Equity in marriage is another important factor. Financial advisors often warn about “financial asymmetry”—when one spouse is fully protected while the other isn’t. Here, the imbalance was obvious. She had coverage for herself, her children, and her husband, while he offered nothing in return. Canceling her policy sends a clear signal: protection in a marriage should be mutual.
Life insurance isn’t just about payouts—it affects estate planning, taxes, and emotional peace of mind. By reallocating her policies, she likely gained security and reduced stress. Her husband now faces the reality that if something happens, she isn’t responsible for handling his affairs. That’s a consequence of his choices, not hers.
There’s also a deeply human aspect to this story. She’s clearly not being cruel—she communicated, considered his needs, and took steps to protect him. At the same time, she understands her own responsibilities and financial security. In a healthy marriage, both partners’ protection matters. Refusing to name a spouse as a beneficiary shows a serious lack of regard for their safety.
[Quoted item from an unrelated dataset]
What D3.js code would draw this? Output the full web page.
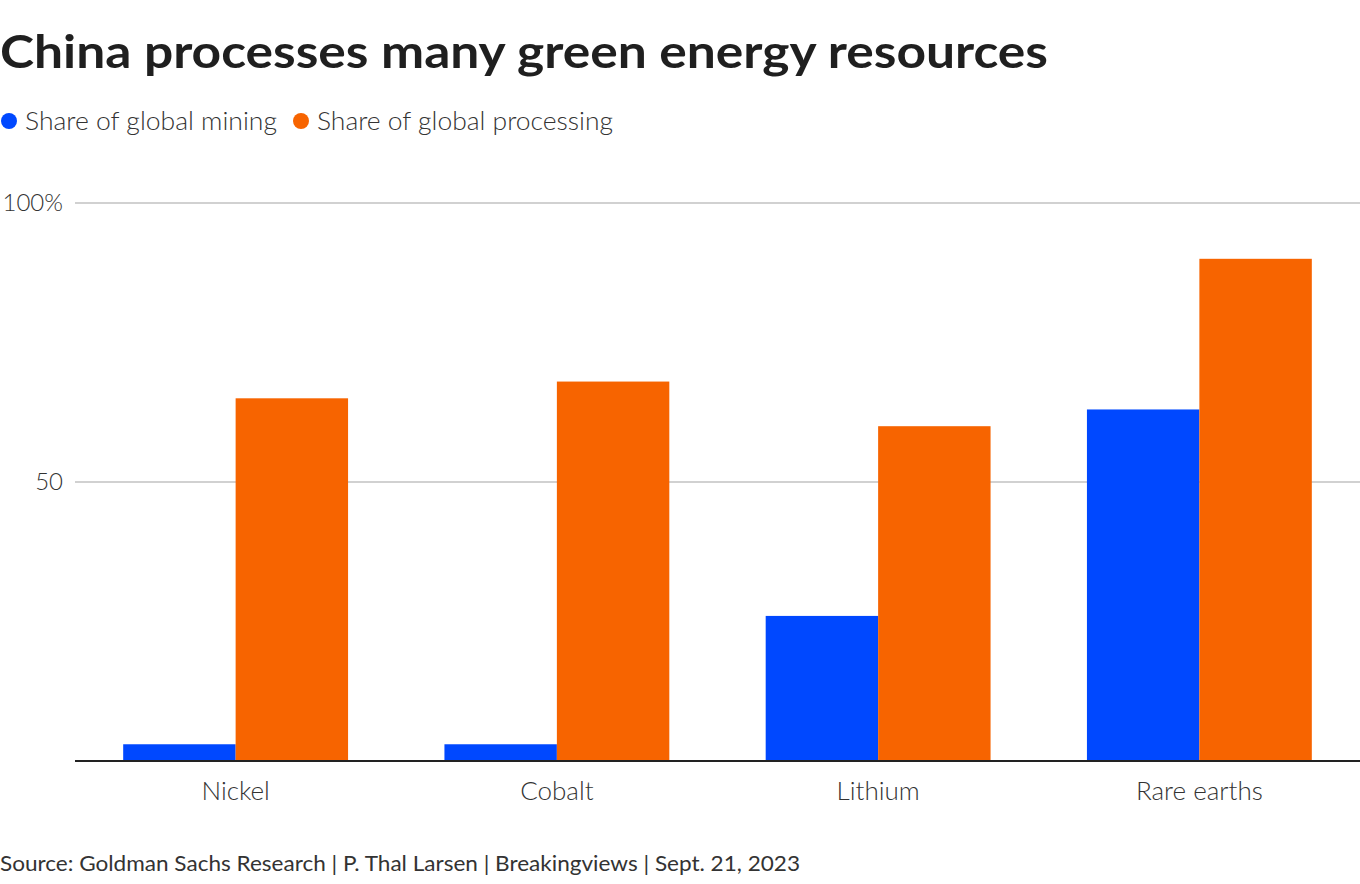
<!DOCTYPE html>
<html><head><meta charset="utf-8">
<script src="https://cdn.jsdelivr.net/npm/d3@7"></script>
<style>
html,body{margin:0;padding:0;background:#fff;}
svg{display:block;}
</style></head>
<body>
<script>
const categories = ["Nickel", "Cobalt", "Lithium", "Rare earths"];
const seriesNames = ["Share of global mining", "Share of global processing"];
const mining = [3, 3, 26, 63];
const processing = [65, 68, 60, 90];
const yTicks = [0, 50, 100];
const yTickLabels = ["", "50", "100%"];
const colors = ["#0048ff", "#f76400"];

const W = 1360, H = 884;
const svg = d3.select("body").append("svg").attr("width", W).attr("height", H);
const font = "Lato, 'Source Sans Pro', sans-serif";

svg.append("text").attr("x", 0).attr("y", 68)
  .attr("font-family", font).attr("font-weight", 700).attr("font-size", 46)
  .attr("fill", "#1f1f1f").attr("textLength", 1048).attr("lengthAdjust", "spacingAndGlyphs")
  .text("China processes many green energy resources");

// legend
const legX = [9, 301];
const legW = [252, 296];
seriesNames.forEach((s, i) => {
  svg.append("circle").attr("cx", legX[i]).attr("cy", 121).attr("r", 8).attr("fill", colors[i]);
  svg.append("text").attr("x", legX[i] + 16).attr("y", 130)
    .attr("font-family", font).attr("font-weight", 300).attr("font-size", 26)
    .attr("fill", "#333").attr("textLength", legW[i]).attr("lengthAdjust", "spacingAndGlyphs").text(s);
});

const x0 = d3.scaleBand().domain(categories).range([75, 1360]).paddingInner(0.3).paddingOuter(0.15);
const x1 = d3.scaleBand().domain([0, 1]).range([0, x0.bandwidth()]);
const y = d3.scaleLinear().domain([0, 100]).range([761, 203]);

// gridlines
svg.append("g").selectAll("line").data(yTicks.filter(d => d > 0)).join("line")
  .attr("x1", 75).attr("x2", 1360).attr("y1", d => y(d)).attr("y2", d => y(d))
  .attr("stroke", "#c2c2c2").attr("stroke-width", 1.5);

svg.append("g").selectAll("text").data(yTicks).join("text")
  .attr("x", 63).attr("y", d => y(d)).attr("dy", "0.35em").attr("text-anchor", "end")
  .attr("font-family", font).attr("font-weight", 300).attr("font-size", 24).attr("fill", "#333")
  .text((d, i) => yTickLabels[i]);

// bars
const data = categories.map((c, i) => ({c, v: [mining[i], processing[i]]}));
const g = svg.append("g").selectAll("g").data(data).join("g")
  .attr("transform", d => `translate(${x0(d.c)},0)`);
g.selectAll("rect").data(d => d.v.map((v, k) => ({v, k}))).join("rect")
  .attr("x", d => x1(d.k)).attr("width", x1.bandwidth())
  .attr("y", d => y(d.v)).attr("height", d => y(0) - y(d.v))
  .attr("fill", d => colors[d.k]);

// baseline
svg.append("line").attr("x1", 75).attr("x2", 1360).attr("y1", y(0)).attr("y2", y(0))
  .attr("stroke", "#222").attr("stroke-width", 2);

// x labels
svg.append("g").selectAll("text").data(categories).join("text")
  .attr("x", d => x0(d) + x0.bandwidth() / 2).attr("y", 800).attr("text-anchor", "middle")
  .attr("font-family", font).attr("font-weight", 300).attr("font-size", 26).attr("fill", "#333")
  .text(d => d);

svg.append("text").attr("x", 0).attr("y", 871)
  .attr("font-family", font).attr("font-weight", 400).attr("font-size", 22).attr("fill", "#333")
  .attr("textLength", 800).attr("lengthAdjust", "spacingAndGlyphs")
  .text("Source: Goldman Sachs Research | P. Thal Larsen | Breakingviews | Sept. 21, 2023");
</script>
</body></html>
The situation has emotional weight. He feels angry, she feels frustrated, and the marriage is strained. Yet her decisions are consistent with good risk management, legal planning, and self-respect. Many online observers would say it’s unfair to criticize someone for taking steps to safeguard themselves—especially when the only real “harm” is that he now faces the consequences of choices he made.
The Comments Are In













NTA (Not The Asshole).
She gave him plenty of notice, asked repeatedly, and explained her concerns. His refusal to name her as a beneficiary put her at financial risk. Canceling her policy for him and redirecting other assets to her children is a rational, responsible decision. Protecting herself and her children does not make her petty—it makes her prudent. He may feel “left with nothing,” but that’s a direct result of his own unwillingness to secure his spouse financially.
In blended families and second marriages, financial transparency and mutual protection are non-negotiable. Setting boundaries and ensuring your security is not selfish—it’s essential.